Reading and Writing

Our Literacy and Learning Specialists are trained to build and support reading and writing skills in students of all ages.  Of course, instruction is tailored to your child's individual needs and the content is always age-appropriate.  Moreover, the teaching materials and methods we utilize are supported by well-designed research demonstrating their efficacy.

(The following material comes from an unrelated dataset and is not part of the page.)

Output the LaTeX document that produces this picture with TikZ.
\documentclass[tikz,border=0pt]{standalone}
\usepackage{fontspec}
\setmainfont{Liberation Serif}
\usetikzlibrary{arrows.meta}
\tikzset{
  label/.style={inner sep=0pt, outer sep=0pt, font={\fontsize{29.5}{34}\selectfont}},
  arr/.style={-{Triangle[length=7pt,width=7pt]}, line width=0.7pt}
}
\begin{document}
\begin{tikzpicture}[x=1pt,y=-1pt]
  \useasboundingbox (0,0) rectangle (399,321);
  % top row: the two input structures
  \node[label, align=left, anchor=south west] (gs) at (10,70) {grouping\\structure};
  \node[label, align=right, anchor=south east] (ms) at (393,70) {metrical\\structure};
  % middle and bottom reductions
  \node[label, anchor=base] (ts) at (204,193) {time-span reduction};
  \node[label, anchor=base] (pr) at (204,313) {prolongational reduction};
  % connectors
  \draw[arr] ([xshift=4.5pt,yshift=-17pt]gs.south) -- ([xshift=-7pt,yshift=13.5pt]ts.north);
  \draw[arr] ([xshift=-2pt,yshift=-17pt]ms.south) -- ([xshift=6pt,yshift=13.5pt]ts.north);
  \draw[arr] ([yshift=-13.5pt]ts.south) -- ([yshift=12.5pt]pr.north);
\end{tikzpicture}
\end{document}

The Foundation of Language Instruction

There are five areas underpinning effective language instruction:
1. Phonemic awareness
2. Phonics
3. Fluency
4. Vocabulary
5. Text comprehension

In the early years of schooling, instruction focuses on phonemic awareness, phonics and fluency.  In the latter years, fluency, vocabulary and text comprehension become the focus of language instruction.  It is said that first you learn to read and then you read to learn.
  1. Phonemic awareness: A phoneme is the smallest part of sound in a spoken word which has an impact on the word's meaning.  Phonemic awareness is the ability to recognize and manipulate the individual sounds in spoken words.  This is not the same as phonological awareness.  Phonological awareness explains the ability to work with a much broader range of sounds in language - phonemic awareness is a subcategory of phonological awareness.
  2. Phonics: Phonics represents the relationships between the letters, or graphemes, of written language and the individual sounds, or phonemes, of spoken language.  Phonics instruction  - especially explicit and systematic instruction - is important because it teaches children to use these relationships to read and write words.
  3. Fluency: Fluency is the ability to read a text accurately and quickly.  A fluent reader has achieved automaticity in word recognition, allowing him or her to focus attention on making connections among the ideas in a text and between these ideas and background knowledge.  This skill is key because it provides the bridge from word recognition to text comprehension.
  4. Vocabulary: Vocabulary encompasses all the words one must know to communicate effectively.  Interestingly, there are four types of vocabulary: listening vocabulary, speaking vocabulary, reading vocabulary and writing vocabulary.  For one person, each set may be slightly different.  Additionally, there are two pathways to learning vocabulary: indirect and direct acquisition.  Indirect vocabulary learning, the bulk of vocabulary acquisition, occurs when students hear and see words used in everyday settings.  Direct learning occurs with teachers and tutors through an explicit vocabulary learning program.
  5. Text comprehension: Comprehension is the goal of reading instruction: to understand what is being read.  Students have a difficult task; they must have the ability to successfully understand many different styles of written text: novels, poems, history texts, mathematics problems, biology textbooks and others.  There are six strategies researchers have found effective in teaching text comprehension: comprehension monitoring, using graphic and semantic organizers, answering questions, generating questions, recognizing text structure and summarizing.
Our Literacy and Learning Specialists have experience using multi-sensory language instruction; they will customize instruction to your child's needs using our own tools and techniques from existing programs, including Wilson Reading System, the Academy of Orton Gillingham, Great Leaps and others.

For our older students, especially those in grades 6 and above, we emphasize the development of metacognitive strategies.  Metacognition is defined as "thinking about thinking."  Students with strong metacognitive skills are able to read actively by setting goals before reading, monitoring understanding during the process, and adjusting strategies to the type of text being read.